--- What you will do ---
Write out the listing below exactly, and omit any images you find in it.

--- Material ---

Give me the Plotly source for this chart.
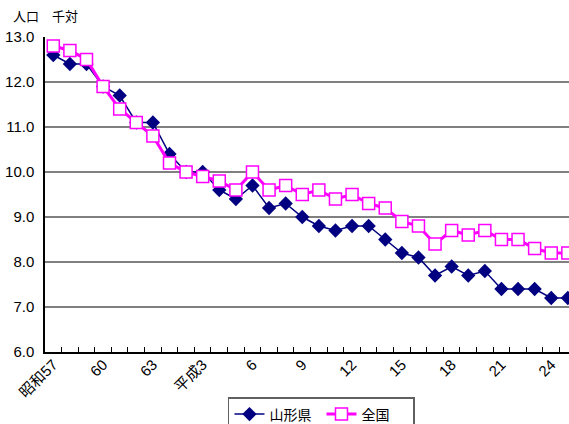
import plotly.graph_objects as go

# 年次（昭和57年〜平成25年）
years = (["昭和" + str(n) for n in range(57, 64)] + ["平成元"]
         + ["平成" + str(n) for n in range(2, 26)])
tick_labels = {"昭和57": "昭和57", "昭和60": "60", "昭和63": "63", "平成3": "平成3",
               "平成6": "6", "平成9": "9", "平成12": "12", "平成15": "15",
               "平成18": "18", "平成21": "21", "平成24": "24"}

# 出生率（人口千対）
yamagata = [12.6, 12.4, 12.4, 11.9, 11.7, 11.1, 11.1, 10.4, 10.0, 10.0,
            9.6, 9.4, 9.7, 9.2, 9.3, 9.0, 8.8, 8.7, 8.8, 8.8,
            8.5, 8.2, 8.1, 7.7, 7.9, 7.7, 7.8, 7.4, 7.4, 7.4,
            7.2, 7.2]
zenkoku = [12.8, 12.7, 12.5, 11.9, 11.4, 11.1, 10.8, 10.2, 10.0, 9.9,
           9.8, 9.6, 10.0, 9.6, 9.7, 9.5, 9.6, 9.4, 9.5, 9.3,
           9.2, 8.9, 8.8, 8.4, 8.7, 8.6, 8.7, 8.5, 8.5, 8.3,
           8.2, 8.2]

# 年次は等間隔の位置に置き、目盛は年次の境界に付ける
pos = list(range(len(years)))
label_pos = [i for i, y in enumerate(years) if y in tick_labels]
label_text = [tick_labels[years[i]] for i in label_pos]
boundaries = [i + 0.5 for i in pos[:-1]]
x_range = [-0.5, 31.07]

font_family = "Liberation Sans, Arial, Noto Sans CJK JP, sans-serif"

fig = go.Figure()
fig.add_trace(go.Scatter(
    x=pos, y=yamagata, name="山形県", mode="lines+markers", text=years,
    line=dict(color="#000080", width=1.5),
    marker=dict(symbol="diamond", size=11, color="#000080",
                line=dict(color="#000080", width=0)),
))
fig.add_trace(go.Scatter(
    x=pos, y=zenkoku, name="全国", mode="lines+markers", text=years,
    xaxis="x2",
    line=dict(color="#FF00FF", width=3),
    marker=dict(symbol="square", size=12, color="white",
                line=dict(color="#FF00FF", width=1.5)),
))

fig.update_layout(
    width=569, height=424,
    margin=dict(l=45, r=0, t=37, b=72, autoexpand=False),
    paper_bgcolor="white", plot_bgcolor="white",
    font=dict(family=font_family, color="black", size=14),
    showlegend=True,
    legend=dict(
        orientation="h", xref="container", yref="container",
        x=0.565, xanchor="center", y=1 - 397 / 424, yanchor="top",
        bordercolor="#606060", borderwidth=1.5, bgcolor="white",
        font=dict(size=14, family="Noto Sans CJK JP, sans-serif"),
        entrywidth=47, itemwidth=30, tracegroupgap=0,
    ),
    # 境界の目盛（内向き）
    xaxis=dict(
        range=x_range, automargin=False,
        tickmode="array", tickvals=boundaries,
        ticktext=["" for _ in boundaries],
        ticks="inside", ticklen=5, tickcolor="black", tickwidth=1,
        showline=True, linecolor="black", linewidth=1.5,
        showgrid=False, zeroline=False,
    ),
    # 年次ラベル
    xaxis2=dict(
        overlaying="x", matches="x", anchor="y", side="bottom",
        range=x_range, automargin=False,
        tickmode="array", tickvals=label_pos, ticktext=label_text,
        tickangle=-45, ticks="", showline=False,
        showgrid=False, zeroline=False,
        tickfont=dict(size=15, family="Liberation Sans, Noto Sans CJK JP, sans-serif"),
    ),
    yaxis=dict(
        range=[6, 13], dtick=1, tickformat=".1f", automargin=False,
        showgrid=True, gridcolor="#808080", gridwidth=1.5,
        showline=True, linecolor="black", linewidth=1.5,
        ticks="", zeroline=False,
        tickfont=dict(size=15),
        ticklabelstandoff=6,
    ),
    annotations=[dict(
        text="人口　千対", xref="paper", yref="paper",
        x=-0.065, y=1.0, xanchor="left", yanchor="bottom", yshift=10,
        showarrow=False, font=dict(size=13, family="Noto Sans CJK JP, sans-serif"),
    )],
)

fig.write_html("out.html")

--- Answer below ---
Give me the Plotly source for this chart.
import plotly.graph_objects as go

# 年次（昭和57年〜平成25年）
years = (["昭和" + str(n) for n in range(57, 64)] + ["平成元"]
         + ["平成" + str(n) for n in range(2, 26)])
tick_labels = {"昭和57": "昭和57", "昭和60": "60", "昭和63": "63", "平成3": "平成3",
               "平成6": "6", "平成9": "9", "平成12": "12", "平成15": "15",
               "平成18": "18", "平成21": "21", "平成24": "24"}

# 出生率（人口千対）
yamagata = [12.6, 12.4, 12.4, 11.9, 11.7, 11.1, 11.1, 10.4, 10.0, 10.0,
            9.6, 9.4, 9.7, 9.2, 9.3, 9.0, 8.8, 8.7, 8.8, 8.8,
            8.5, 8.2, 8.1, 7.7, 7.9, 7.7, 7.8, 7.4, 7.4, 7.4,
            7.2, 7.2]
zenkoku = [12.8, 12.7, 12.5, 11.9, 11.4, 11.1, 10.8, 10.2, 10.0, 9.9,
           9.8, 9.6, 10.0, 9.6, 9.7, 9.5, 9.6, 9.4, 9.5, 9.3,
           9.2, 8.9, 8.8, 8.4, 8.7, 8.6, 8.7, 8.5, 8.5, 8.3,
           8.2, 8.2]

# 年次は等間隔の位置に置き、目盛は年次の境界に付ける
pos = list(range(len(years)))
label_pos = [i for i, y in enumerate(years) if y in tick_labels]
label_text = [tick_labels[years[i]] for i in label_pos]
boundaries = [i + 0.5 for i in pos[:-1]]
x_range = [-0.5, 31.07]

font_family = "Liberation Sans, Arial, Noto Sans CJK JP, sans-serif"

fig = go.Figure()
fig.add_trace(go.Scatter(
    x=pos, y=yamagata, name="山形県", mode="lines+markers", text=years,
    line=dict(color="#000080", width=1.5),
    marker=dict(symbol="diamond", size=11, color="#000080",
                line=dict(color="#000080", width=0)),
))
fig.add_trace(go.Scatter(
    x=pos, y=zenkoku, name="全国", mode="lines+markers", text=years,
    xaxis="x2",
    line=dict(color="#FF00FF", width=3),
    marker=dict(symbol="square", size=12, color="white",
                line=dict(color="#FF00FF", width=1.5)),
))

fig.update_layout(
    width=569, height=424,
    margin=dict(l=45, r=0, t=37, b=72, autoexpand=False),
    paper_bgcolor="white", plot_bgcolor="white",
    font=dict(family=font_family, color="black", size=14),
    showlegend=True,
    legend=dict(
        orientation="h", xref="container", yref="container",
        x=0.565, xanchor="center", y=1 - 397 / 424, yanchor="top",
        bordercolor="#606060", borderwidth=1.5, bgcolor="white",
        font=dict(size=14, family="Noto Sans CJK JP, sans-serif"),
        entrywidth=47, itemwidth=30, tracegroupgap=0,
    ),
    # 境界の目盛（内向き）
    xaxis=dict(
        range=x_range, automargin=False,
        tickmode="array", tickvals=boundaries,
        ticktext=["" for _ in boundaries],
        ticks="inside", ticklen=5, tickcolor="black", tickwidth=1,
        showline=True, linecolor="black", linewidth=1.5,
        showgrid=False, zeroline=False,
    ),
    # 年次ラベル
    xaxis2=dict(
        overlaying="x", matches="x", anchor="y", side="bottom",
        range=x_range, automargin=False,
        tickmode="array", tickvals=label_pos, ticktext=label_text,
        tickangle=-45, ticks="", showline=False,
        showgrid=False, zeroline=False,
        tickfont=dict(size=15, family="Liberation Sans, Noto Sans CJK JP, sans-serif"),
    ),
    yaxis=dict(
        range=[6, 13], dtick=1, tickformat=".1f", automargin=False,
        showgrid=True, gridcolor="#808080", gridwidth=1.5,
        showline=True, linecolor="black", linewidth=1.5,
        ticks="", zeroline=False,
        tickfont=dict(size=15),
        ticklabelstandoff=6,
    ),
    annotations=[dict(
        text="人口　千対", xref="paper", yref="paper",
        x=-0.065, y=1.0, xanchor="left", yanchor="bottom", yshift=10,
        showarrow=False, font=dict(size=13, family="Noto Sans CJK JP, sans-serif"),
    )],
)

fig.write_html("out.html")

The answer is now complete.